[TASK DESCRIPTION]: Reproduce each line from the first in the data through the line that contains "rating_ticks = [0, 25, 50, 75, 100]" exactly; give nothing else.

:: GIVEN MATERIAL

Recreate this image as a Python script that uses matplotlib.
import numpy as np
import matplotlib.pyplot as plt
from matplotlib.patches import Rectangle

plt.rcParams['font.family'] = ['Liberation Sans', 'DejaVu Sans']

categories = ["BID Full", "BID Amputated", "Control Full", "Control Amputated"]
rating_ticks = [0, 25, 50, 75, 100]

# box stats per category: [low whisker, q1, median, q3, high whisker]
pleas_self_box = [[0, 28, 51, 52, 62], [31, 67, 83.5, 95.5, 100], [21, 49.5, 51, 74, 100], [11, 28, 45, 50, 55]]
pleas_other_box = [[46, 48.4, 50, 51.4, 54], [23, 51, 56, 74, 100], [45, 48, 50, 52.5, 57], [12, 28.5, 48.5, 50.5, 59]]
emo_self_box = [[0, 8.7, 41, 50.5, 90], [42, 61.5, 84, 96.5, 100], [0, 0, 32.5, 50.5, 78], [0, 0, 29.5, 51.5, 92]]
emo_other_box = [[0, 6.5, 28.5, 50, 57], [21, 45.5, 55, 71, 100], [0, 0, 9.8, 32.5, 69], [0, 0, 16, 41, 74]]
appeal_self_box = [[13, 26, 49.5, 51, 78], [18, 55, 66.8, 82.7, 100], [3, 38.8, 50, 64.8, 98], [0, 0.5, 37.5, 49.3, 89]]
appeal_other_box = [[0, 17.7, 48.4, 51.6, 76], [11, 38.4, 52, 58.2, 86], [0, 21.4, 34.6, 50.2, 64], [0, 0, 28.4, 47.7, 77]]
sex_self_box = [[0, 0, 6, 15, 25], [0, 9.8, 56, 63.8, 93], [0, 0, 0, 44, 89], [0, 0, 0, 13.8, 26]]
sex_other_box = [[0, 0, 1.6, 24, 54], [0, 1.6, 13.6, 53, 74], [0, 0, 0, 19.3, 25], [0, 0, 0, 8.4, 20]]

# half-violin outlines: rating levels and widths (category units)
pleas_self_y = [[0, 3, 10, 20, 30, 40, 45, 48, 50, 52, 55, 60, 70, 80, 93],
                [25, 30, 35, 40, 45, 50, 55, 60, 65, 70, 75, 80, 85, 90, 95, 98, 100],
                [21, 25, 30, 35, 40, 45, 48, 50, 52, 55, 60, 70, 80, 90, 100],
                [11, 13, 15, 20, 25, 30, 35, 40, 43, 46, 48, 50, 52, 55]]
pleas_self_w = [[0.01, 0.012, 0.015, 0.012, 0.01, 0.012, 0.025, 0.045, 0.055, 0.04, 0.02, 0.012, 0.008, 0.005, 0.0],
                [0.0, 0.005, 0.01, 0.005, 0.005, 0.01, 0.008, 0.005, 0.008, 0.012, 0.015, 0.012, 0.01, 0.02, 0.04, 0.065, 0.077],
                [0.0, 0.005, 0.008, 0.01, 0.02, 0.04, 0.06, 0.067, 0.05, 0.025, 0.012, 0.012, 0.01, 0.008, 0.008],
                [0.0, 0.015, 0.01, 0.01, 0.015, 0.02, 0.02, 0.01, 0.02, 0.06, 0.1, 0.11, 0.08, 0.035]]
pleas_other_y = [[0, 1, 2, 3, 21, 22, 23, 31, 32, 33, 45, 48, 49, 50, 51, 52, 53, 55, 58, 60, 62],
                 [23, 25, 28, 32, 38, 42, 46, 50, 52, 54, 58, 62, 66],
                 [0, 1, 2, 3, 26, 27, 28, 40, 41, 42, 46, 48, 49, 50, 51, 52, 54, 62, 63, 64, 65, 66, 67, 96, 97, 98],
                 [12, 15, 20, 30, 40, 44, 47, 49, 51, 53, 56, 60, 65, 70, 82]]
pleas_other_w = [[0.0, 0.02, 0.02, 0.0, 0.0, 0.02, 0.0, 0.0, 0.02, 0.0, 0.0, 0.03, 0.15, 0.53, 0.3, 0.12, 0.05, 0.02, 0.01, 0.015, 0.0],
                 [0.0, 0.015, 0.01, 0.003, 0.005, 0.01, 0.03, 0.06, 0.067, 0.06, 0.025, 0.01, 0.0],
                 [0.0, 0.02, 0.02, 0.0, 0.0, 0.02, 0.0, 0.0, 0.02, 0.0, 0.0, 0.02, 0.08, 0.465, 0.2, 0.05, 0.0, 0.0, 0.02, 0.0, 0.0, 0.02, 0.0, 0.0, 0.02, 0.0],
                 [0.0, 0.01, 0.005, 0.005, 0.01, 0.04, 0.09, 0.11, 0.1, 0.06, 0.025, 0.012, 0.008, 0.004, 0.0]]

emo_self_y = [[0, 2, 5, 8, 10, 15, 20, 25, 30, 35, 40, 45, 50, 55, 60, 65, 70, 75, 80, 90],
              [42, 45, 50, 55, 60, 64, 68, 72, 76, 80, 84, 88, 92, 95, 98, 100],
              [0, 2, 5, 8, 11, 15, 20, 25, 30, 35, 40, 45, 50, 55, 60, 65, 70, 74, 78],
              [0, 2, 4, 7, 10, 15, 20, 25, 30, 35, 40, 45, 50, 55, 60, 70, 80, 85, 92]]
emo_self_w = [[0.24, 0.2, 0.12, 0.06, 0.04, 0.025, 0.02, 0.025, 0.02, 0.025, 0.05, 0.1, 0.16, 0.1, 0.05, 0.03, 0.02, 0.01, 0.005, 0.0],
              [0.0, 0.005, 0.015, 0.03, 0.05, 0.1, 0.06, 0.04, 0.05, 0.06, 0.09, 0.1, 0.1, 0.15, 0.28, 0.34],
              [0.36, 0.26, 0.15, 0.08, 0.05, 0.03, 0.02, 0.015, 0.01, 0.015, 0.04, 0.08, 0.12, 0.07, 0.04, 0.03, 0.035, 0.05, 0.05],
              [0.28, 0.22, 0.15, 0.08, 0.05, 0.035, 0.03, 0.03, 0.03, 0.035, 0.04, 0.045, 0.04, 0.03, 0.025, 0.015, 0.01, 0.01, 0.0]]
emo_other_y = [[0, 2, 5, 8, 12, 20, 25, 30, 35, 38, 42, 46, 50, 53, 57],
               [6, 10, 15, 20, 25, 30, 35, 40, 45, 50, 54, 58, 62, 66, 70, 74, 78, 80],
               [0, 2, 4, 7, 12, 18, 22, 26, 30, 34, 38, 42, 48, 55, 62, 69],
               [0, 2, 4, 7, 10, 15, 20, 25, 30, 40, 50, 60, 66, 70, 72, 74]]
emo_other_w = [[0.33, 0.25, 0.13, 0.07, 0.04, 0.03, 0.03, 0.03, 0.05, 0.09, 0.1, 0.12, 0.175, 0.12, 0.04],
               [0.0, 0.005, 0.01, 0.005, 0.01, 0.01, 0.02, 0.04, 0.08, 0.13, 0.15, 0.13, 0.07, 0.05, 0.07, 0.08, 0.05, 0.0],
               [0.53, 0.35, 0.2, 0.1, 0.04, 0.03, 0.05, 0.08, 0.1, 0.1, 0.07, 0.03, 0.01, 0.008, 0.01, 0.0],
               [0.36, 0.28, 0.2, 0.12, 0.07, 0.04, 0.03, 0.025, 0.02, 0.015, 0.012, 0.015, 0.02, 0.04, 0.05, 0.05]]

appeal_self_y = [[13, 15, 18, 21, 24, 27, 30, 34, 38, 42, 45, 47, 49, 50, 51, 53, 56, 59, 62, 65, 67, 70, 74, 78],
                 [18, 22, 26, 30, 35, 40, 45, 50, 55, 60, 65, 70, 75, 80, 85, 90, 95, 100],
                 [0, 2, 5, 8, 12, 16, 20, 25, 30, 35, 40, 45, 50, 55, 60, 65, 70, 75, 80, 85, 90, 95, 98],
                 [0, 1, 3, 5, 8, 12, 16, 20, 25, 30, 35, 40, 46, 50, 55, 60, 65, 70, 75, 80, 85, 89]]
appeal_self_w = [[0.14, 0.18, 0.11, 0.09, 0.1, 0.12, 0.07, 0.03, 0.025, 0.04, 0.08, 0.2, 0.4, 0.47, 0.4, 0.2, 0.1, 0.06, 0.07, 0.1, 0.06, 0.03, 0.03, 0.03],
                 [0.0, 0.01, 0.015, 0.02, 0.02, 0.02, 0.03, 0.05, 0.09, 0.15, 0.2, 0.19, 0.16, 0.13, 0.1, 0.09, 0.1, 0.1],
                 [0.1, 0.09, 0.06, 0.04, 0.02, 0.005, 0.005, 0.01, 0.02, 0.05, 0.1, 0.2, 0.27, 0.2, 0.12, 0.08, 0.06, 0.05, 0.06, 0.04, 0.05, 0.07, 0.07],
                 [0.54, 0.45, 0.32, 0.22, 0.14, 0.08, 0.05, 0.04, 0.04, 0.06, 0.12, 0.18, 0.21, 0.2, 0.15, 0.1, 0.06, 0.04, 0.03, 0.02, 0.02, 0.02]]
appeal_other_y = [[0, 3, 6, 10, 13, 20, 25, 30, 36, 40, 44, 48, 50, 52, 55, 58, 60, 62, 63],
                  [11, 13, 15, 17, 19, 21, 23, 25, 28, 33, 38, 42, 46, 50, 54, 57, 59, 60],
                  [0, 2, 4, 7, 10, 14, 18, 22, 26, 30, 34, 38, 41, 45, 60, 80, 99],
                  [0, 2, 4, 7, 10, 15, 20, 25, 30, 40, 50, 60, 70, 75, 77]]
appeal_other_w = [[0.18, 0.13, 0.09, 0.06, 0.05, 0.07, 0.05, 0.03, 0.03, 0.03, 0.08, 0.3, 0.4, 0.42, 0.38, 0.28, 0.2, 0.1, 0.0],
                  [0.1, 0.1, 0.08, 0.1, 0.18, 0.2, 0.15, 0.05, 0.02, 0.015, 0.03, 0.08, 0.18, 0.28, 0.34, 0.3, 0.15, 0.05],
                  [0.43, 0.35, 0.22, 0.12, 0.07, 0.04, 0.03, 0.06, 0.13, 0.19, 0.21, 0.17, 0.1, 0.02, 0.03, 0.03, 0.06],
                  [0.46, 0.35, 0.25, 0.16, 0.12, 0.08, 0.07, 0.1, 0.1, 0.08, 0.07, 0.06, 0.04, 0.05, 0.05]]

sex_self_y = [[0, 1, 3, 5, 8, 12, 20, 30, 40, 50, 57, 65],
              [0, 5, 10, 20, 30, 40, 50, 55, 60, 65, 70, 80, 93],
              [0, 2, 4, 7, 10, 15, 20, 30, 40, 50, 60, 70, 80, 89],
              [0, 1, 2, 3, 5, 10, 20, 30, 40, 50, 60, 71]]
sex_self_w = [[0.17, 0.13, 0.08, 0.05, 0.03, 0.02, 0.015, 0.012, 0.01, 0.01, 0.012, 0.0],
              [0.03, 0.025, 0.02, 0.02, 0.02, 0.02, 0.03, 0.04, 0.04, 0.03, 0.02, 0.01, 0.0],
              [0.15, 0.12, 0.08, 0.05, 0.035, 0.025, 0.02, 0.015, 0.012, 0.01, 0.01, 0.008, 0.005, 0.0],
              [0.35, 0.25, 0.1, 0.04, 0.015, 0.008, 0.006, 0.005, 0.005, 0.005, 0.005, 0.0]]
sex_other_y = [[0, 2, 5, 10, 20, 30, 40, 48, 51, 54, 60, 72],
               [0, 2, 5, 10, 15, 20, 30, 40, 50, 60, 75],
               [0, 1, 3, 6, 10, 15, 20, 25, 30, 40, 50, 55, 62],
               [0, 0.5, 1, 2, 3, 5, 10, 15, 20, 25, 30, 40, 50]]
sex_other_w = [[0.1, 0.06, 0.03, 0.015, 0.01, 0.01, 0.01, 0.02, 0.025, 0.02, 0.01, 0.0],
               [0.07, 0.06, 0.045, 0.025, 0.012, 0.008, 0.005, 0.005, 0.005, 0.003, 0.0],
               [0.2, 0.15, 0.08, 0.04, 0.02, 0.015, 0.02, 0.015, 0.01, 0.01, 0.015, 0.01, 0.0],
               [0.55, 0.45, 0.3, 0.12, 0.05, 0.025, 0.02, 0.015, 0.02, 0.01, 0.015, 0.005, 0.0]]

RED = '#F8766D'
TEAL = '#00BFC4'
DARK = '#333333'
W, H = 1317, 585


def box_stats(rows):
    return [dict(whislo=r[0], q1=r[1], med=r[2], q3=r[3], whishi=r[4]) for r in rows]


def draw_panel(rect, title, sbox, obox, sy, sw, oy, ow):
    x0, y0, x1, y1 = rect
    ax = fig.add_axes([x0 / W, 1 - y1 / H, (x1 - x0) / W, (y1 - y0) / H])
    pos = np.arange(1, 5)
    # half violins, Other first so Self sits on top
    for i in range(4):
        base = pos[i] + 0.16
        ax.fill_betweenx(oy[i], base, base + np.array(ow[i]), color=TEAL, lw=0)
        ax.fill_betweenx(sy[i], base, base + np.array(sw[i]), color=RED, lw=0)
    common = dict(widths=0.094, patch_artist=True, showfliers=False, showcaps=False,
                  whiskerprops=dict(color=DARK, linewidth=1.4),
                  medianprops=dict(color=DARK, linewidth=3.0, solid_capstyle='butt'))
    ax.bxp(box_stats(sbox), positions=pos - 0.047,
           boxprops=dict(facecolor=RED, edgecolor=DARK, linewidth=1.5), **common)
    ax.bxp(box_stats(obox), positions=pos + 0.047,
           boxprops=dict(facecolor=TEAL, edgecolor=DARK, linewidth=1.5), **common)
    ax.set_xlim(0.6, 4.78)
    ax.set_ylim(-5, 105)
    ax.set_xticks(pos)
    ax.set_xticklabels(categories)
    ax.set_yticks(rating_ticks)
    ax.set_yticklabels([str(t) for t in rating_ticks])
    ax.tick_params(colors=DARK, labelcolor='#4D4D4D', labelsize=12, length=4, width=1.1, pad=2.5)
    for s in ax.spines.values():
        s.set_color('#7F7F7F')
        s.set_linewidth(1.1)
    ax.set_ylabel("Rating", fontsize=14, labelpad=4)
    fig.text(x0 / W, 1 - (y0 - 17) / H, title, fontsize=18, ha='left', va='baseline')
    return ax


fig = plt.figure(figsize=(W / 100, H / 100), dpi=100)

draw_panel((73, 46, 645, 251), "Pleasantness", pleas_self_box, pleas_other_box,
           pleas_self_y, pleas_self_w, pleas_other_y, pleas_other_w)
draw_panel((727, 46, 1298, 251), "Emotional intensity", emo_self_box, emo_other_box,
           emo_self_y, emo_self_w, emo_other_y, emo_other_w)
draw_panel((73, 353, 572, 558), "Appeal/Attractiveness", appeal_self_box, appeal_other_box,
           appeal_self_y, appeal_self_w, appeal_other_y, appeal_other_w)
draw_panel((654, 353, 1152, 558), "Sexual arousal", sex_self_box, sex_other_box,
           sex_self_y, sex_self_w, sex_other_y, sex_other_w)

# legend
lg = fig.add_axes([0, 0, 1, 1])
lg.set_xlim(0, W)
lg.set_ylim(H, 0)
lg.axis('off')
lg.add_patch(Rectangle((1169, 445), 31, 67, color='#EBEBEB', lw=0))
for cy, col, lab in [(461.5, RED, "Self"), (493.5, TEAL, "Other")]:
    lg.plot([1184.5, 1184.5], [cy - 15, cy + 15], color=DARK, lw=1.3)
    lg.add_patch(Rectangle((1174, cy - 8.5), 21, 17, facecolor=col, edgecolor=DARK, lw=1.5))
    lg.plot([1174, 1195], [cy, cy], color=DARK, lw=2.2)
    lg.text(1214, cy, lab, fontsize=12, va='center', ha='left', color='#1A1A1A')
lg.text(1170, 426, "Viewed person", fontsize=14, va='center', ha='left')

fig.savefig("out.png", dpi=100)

::::

[RESPONSE TO THE EXERCISE]:
Recreate this image as a Python script that uses matplotlib.
import numpy as np
import matplotlib.pyplot as plt
from matplotlib.patches import Rectangle

plt.rcParams['font.family'] = ['Liberation Sans', 'DejaVu Sans']

categories = ["BID Full", "BID Amputated", "Control Full", "Control Amputated"]
rating_ticks = [0, 25, 50, 75, 100]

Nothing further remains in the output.